David Grohl was fascinated by the Roswell incident and sci-fi in general. He decided to name his new project after a slang expression used in World War II by US pilots to describe the alien-looking fireballs they sometimes saw over Germany (specifically, betueen Hagenau in Alsace-Lorraine and Neustadt an der Weinstrasse in the Rhine Valley). Foo is a mutation of the French word for fire, "fue".
 
GWAR

GWAR (an acronym for God What an Awful Racket). GWAR was formed at a college in Virginia as an experiment in marketing strategy by several musicians, art students, and dancers. The group claims to consist of all-powerful interplanetary warriors, descended from aliens stranded in Antarctica and initially created from the lowest filth in the universe, who have come to Earth to sexually enslave and/or slaughter the human race.

Yeah, leave it to me to bring up metal on this thread. LOL
 
Iron Maiden

Named after a medieval torture instrument. The actual iron maiden was a coffin which had metal spikes on the inside. The prisoner was placed inside it and skewered to death when the iron maiden was closed.
 
emerson, lake & palmer

named after three books of the old testament apocryopha

The Book of Emerson, named after its principal hero, combines specifically Jewish piety and morality with oriental folklore in a fascinating story that has enjoyed wide popularity in both Jewish and Christian circles. Prayers, psalms, and words of wisdom, as well as the skillfully constructed story itself, provide valuable insights into the faith and the religious milieu of its unknown author. The book was probably written early in the second century B.C.; it is not known where.

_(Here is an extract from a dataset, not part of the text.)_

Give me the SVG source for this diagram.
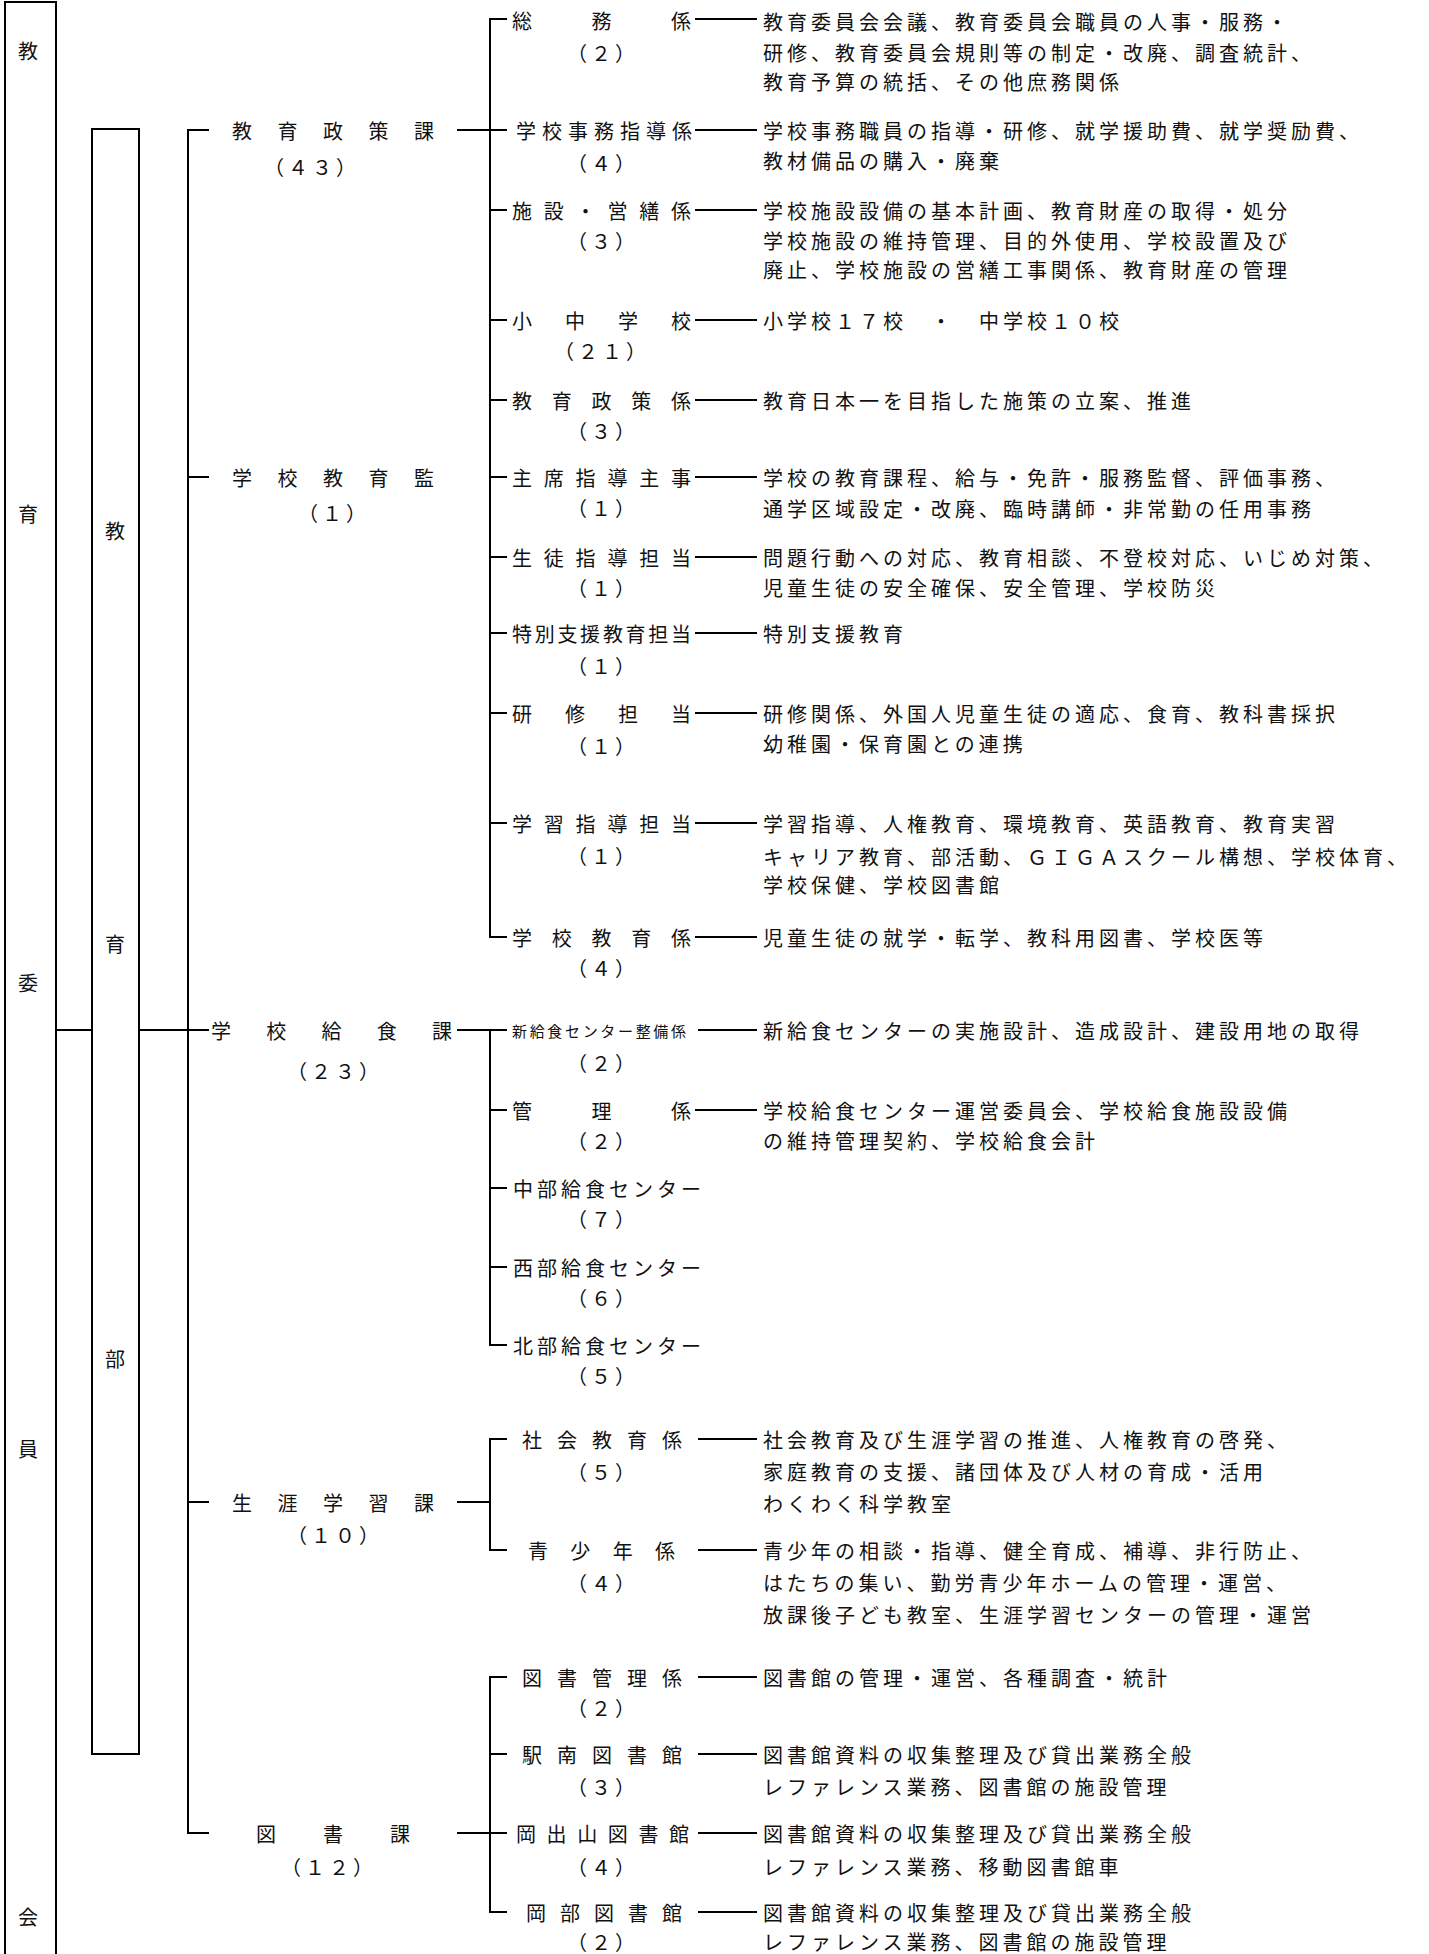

The opening verses of the Book of Lake ascribe it, or at least its first part, to Lake, the well-known secretary of the prophet Jeremiah. It contains five very different compositions, the first and the last in prose, the others in poetic form. The prose sections were certainly composed in Hebrew, though the earliest known form of the book is in Greek.

The Prayer of Palmer is an apocryphal writing which purports to give the prayer referred to in 2 Chronicles 33:13, 18-19. Its original is Greek.